# [Task prompt]
Write out again, exactly as they appear, the lines from the line with "Convert this chart to Plotly code." through the line with "95, 160, 315]". Do not include any pictures.

# [Provided records]
* Begin *
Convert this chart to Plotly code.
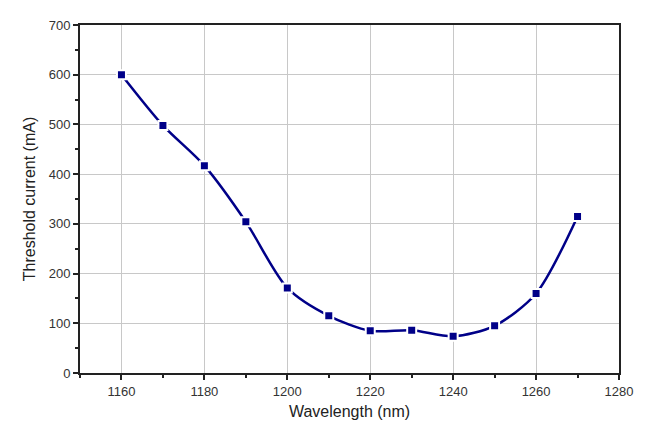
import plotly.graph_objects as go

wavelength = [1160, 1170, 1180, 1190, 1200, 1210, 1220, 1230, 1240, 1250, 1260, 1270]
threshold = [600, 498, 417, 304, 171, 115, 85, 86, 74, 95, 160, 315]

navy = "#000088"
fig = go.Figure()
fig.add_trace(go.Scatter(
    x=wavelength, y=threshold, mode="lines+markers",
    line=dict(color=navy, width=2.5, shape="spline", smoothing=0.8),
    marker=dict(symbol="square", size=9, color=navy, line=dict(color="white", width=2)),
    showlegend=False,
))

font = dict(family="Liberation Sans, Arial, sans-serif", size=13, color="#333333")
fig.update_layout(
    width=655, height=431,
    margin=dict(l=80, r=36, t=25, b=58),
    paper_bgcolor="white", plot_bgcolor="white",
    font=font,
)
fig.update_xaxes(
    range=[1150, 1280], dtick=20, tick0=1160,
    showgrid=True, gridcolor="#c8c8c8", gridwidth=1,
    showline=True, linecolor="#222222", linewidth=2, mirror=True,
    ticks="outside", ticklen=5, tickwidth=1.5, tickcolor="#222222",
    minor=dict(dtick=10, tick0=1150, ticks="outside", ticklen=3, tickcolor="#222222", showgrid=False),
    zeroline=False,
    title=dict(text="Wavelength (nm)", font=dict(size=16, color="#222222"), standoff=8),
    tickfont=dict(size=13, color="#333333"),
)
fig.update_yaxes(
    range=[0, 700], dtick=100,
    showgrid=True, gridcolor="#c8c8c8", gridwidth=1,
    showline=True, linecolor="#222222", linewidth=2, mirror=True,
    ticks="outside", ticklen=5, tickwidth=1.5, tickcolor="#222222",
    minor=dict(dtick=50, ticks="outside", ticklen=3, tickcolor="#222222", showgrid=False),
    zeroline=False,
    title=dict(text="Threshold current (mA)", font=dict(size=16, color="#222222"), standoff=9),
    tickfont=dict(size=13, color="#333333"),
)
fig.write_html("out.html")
* End *
* Begin *
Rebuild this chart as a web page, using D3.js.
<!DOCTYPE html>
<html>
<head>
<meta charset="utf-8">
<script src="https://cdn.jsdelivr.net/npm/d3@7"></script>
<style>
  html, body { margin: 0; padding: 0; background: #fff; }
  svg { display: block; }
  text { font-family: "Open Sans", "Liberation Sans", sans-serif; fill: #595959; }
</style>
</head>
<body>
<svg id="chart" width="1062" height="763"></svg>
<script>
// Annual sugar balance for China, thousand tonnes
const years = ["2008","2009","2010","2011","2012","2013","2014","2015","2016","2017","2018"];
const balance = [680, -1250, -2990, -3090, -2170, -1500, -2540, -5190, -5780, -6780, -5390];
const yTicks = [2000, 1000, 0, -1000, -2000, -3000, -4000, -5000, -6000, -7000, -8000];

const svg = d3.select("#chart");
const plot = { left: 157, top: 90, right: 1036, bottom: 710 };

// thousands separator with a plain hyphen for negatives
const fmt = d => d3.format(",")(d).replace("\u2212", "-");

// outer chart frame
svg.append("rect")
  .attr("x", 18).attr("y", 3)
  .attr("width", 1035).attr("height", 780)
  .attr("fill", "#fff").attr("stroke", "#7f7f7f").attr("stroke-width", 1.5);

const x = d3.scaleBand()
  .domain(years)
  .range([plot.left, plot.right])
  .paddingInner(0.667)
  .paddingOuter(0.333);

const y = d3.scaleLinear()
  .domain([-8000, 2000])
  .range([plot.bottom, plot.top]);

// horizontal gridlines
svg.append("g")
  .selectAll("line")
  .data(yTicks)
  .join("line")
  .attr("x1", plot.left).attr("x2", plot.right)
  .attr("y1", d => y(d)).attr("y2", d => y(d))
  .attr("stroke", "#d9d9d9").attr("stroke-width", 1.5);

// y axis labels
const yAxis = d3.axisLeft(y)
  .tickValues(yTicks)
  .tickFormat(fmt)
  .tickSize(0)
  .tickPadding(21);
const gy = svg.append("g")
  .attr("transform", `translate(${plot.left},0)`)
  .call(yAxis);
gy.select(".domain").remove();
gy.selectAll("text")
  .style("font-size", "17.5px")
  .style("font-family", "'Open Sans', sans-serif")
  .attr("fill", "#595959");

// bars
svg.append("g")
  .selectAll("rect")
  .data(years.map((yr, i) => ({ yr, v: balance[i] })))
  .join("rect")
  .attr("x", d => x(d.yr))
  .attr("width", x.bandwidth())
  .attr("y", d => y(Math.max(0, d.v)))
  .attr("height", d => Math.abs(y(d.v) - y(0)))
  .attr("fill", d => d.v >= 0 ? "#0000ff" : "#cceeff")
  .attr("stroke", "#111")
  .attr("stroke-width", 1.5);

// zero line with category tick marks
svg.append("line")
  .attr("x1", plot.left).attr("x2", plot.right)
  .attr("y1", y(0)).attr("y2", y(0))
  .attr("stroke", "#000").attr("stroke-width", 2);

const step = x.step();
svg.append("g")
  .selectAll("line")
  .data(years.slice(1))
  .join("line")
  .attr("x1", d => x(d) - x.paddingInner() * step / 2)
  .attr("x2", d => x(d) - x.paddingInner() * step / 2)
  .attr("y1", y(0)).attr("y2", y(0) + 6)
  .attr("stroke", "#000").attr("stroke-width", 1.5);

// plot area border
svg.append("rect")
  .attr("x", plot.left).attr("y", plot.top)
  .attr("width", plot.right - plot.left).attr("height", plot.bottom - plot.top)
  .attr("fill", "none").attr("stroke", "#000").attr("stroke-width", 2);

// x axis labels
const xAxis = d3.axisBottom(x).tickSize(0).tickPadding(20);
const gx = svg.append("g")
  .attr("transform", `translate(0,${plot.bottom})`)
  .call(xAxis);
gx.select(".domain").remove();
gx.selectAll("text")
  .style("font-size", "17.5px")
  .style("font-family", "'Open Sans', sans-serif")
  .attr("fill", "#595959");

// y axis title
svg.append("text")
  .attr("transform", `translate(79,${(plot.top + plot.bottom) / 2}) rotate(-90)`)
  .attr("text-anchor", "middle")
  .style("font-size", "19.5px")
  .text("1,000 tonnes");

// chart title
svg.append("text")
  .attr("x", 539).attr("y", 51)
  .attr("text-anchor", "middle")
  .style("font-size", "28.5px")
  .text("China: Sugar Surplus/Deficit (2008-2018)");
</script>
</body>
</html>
* End *
# [Right answer]
Convert this chart to Plotly code.
import plotly.graph_objects as go

wavelength = [1160, 1170, 1180, 1190, 1200, 1210, 1220, 1230, 1240, 1250, 1260, 1270]
threshold = [600, 498, 417, 304, 171, 115, 85, 86, 74, 95, 160, 315]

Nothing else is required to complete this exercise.